The first chapter is a useful overview, which is followed by a historical survey spread over chapters 2 to 5. The latter concludes with the acceptance of Mendeleev’s periodic system based on the predictions and accommodations that derive therefrom.
Chapters 6, 7, 8, and 9 deal, respectively, with the nucleus and the periodic table, the electron and chemical periodicity, electronic explanations of the periodic table developed by chemists, and quantum mechanics and the periodic table. The last chapter (10) is intriguingly titled, “Astrophysics, Nucleosynthesis, and More Chemistry” in which the author presents a survey of various forms of the periodic table that have been proposed over the years. Two of these are noted here by way of example.
Many years ago, Linus Pauling placed the symbols for hydrogen and helium at the head and center of the table with arrows indicating the chemical relationship of hydrogen to two families of elements, the alkali metals on the left and the halogens toward the right. The symbol for helium was connected by an arrow to the noble gas family as displayed in the now classic textbook College Chemistry (W.H. Freeman & Co., 1954). One popular current text adopts a version of the Pauling table by placing hydrogen in a central position over the other elements.

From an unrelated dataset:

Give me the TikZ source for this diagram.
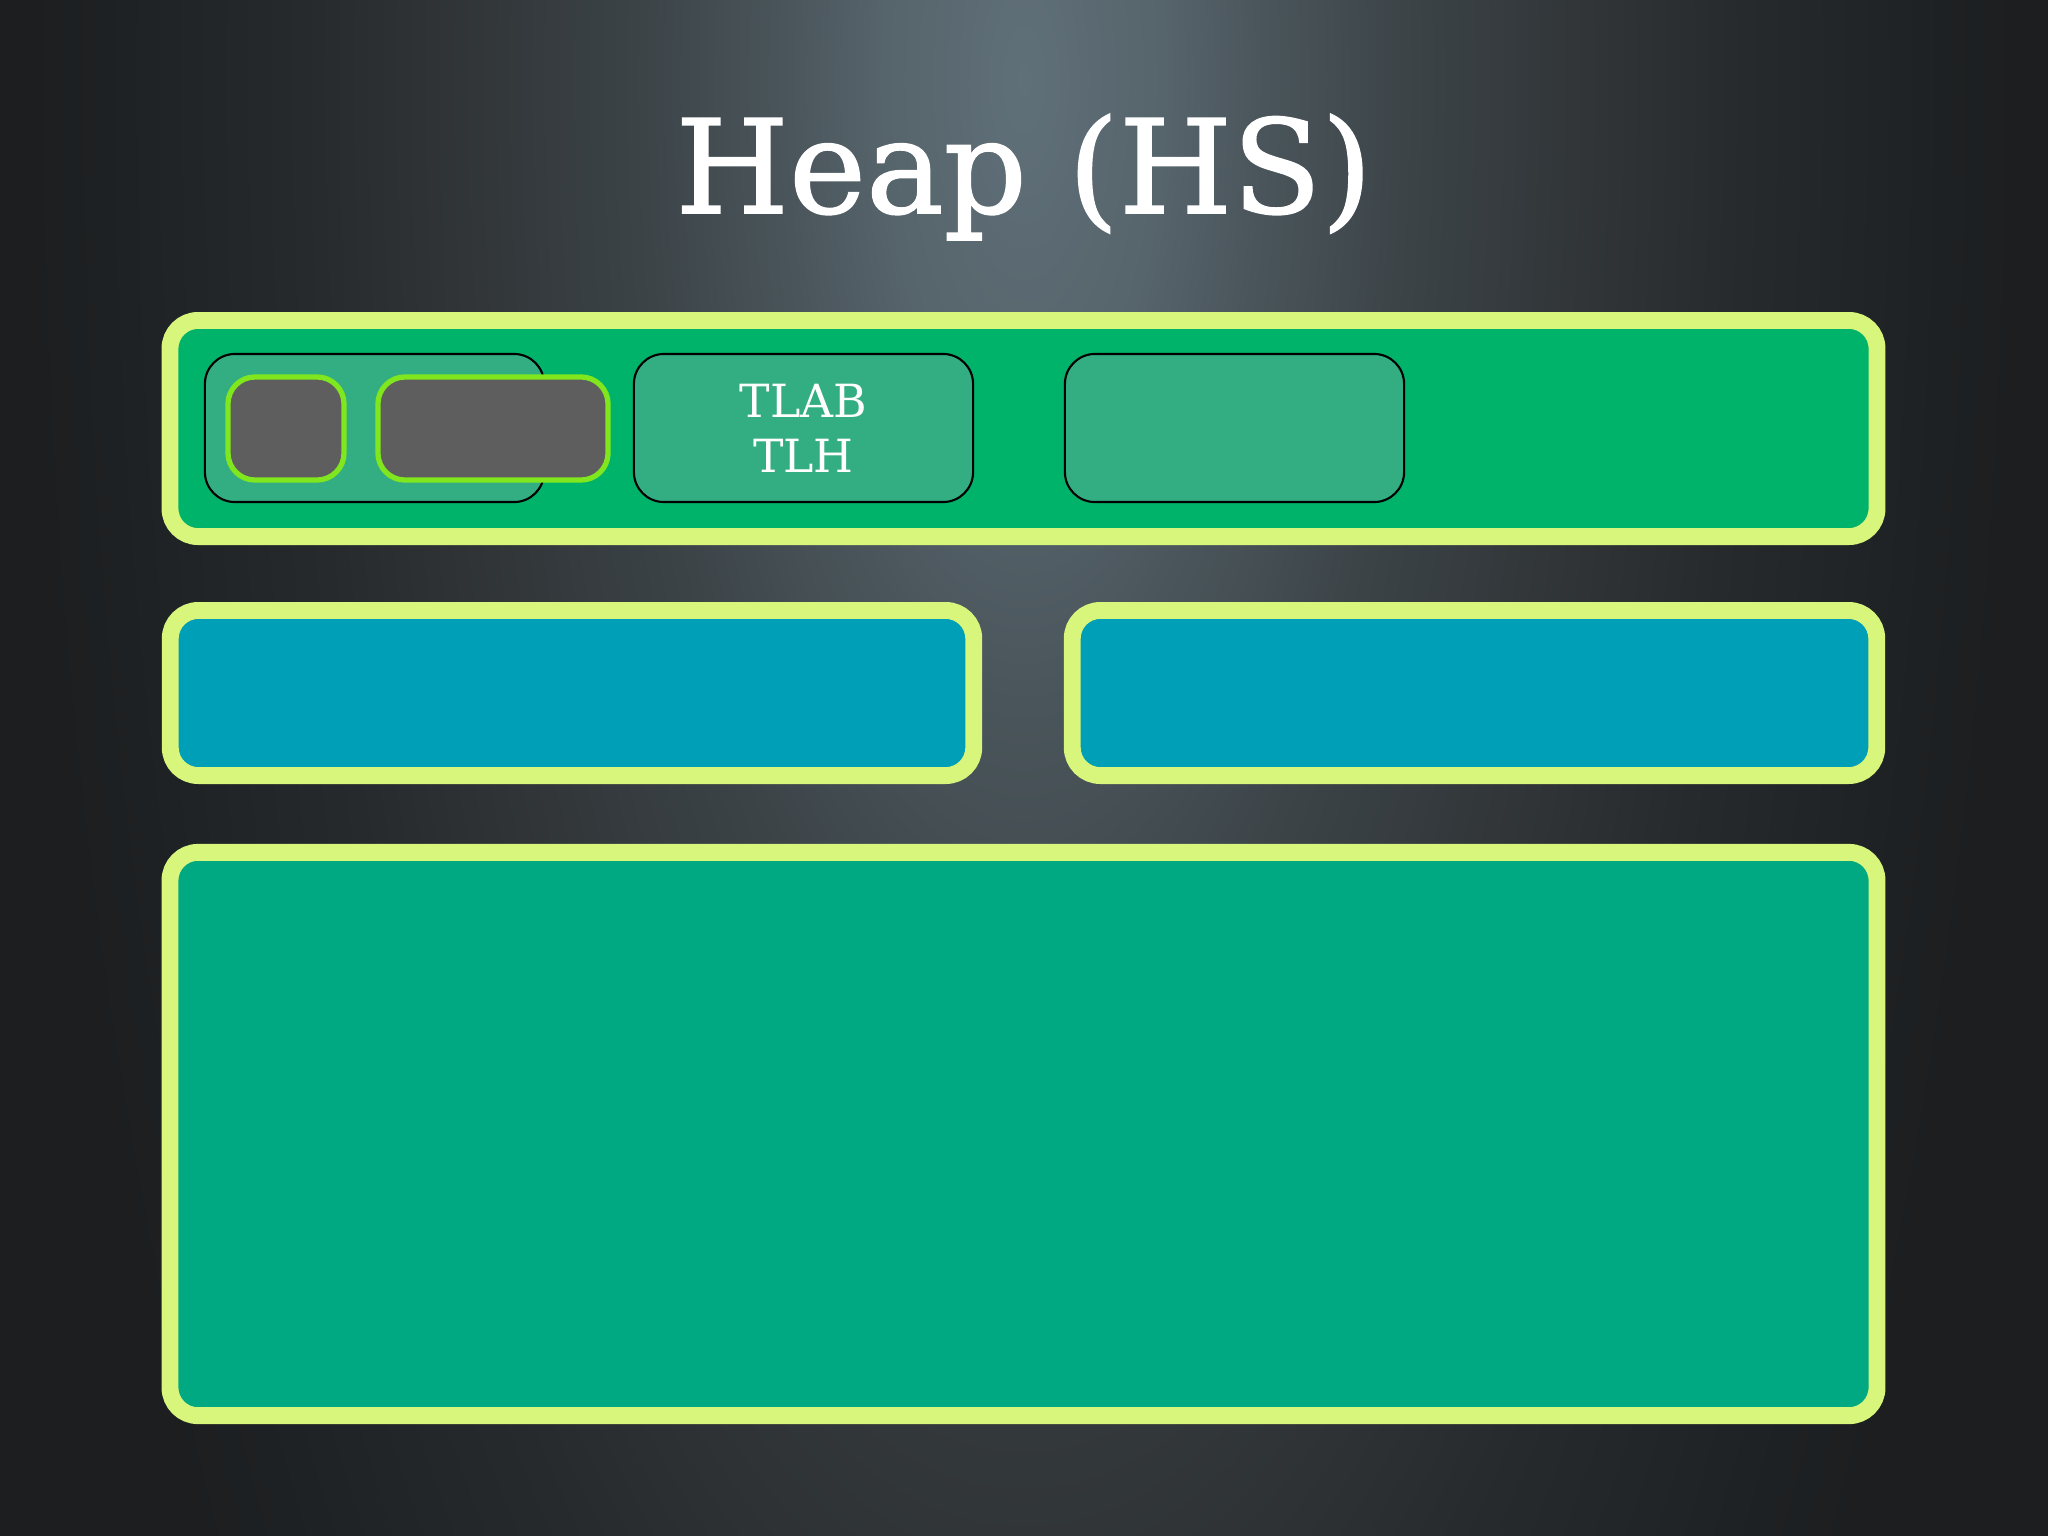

A greater departure from the classical Mendeleevian form of the periodic table is the left-step or Janet table based on the periodicity of values of (n+ l) (i.e., based on similarities of electronic structure of the isolated atoms). The first row of the left-step table consists of the symbols of the two elements whose (n+ l) value is 1, namely H and He. The second row consists of the symbols of the elements Li and Be whose (n+ l) value is 2; they are placed in positions immediately below H and He, respectively. The third row consists of elements whose (n+ l) value equals 3 and is composed of the element symbols B, C, N, O, F, Ne, Na, and Mg, right justified so that Na and Mg appear below Li and Be, respectively. The fourth row of elements with (n+ l) value equal to 4 is composed of the element symbols Al, Si, P, S, Cl, Ar, K, and Ca, also right justified, and so forth.
The column at the extreme right of the left-step table thus consists of the element symbols He, Be, Mg, Ca, Sr and Ba, departing from the standard form both in the position of this column at the far right of the table and because helium is at the head of the traditional group 2 metals. The left-step or Janet Table has not made it out of the circle of periodic table specialists. In my opinion, this is where it should stay because I believe it is more important to emphasize similarities in chemical properties than similarities in ground state electronic arrangements.
I recommend this interesting and well-written book to anyone interested in science and especially to individuals who are charged with the teaching of chemistry.
Herbert D. Kaesz <firstname.lastname@example.org>, a professor of chemistry emeritus at the University of California in Los Angeles, is an IUPAC Fellow. When active in IUPAC, Kaesz was a member of the Inorganic Chemistry Division, the Chemical Nomenclature and Structure Representation Division, and the Standing Committee on Chemistry and Education.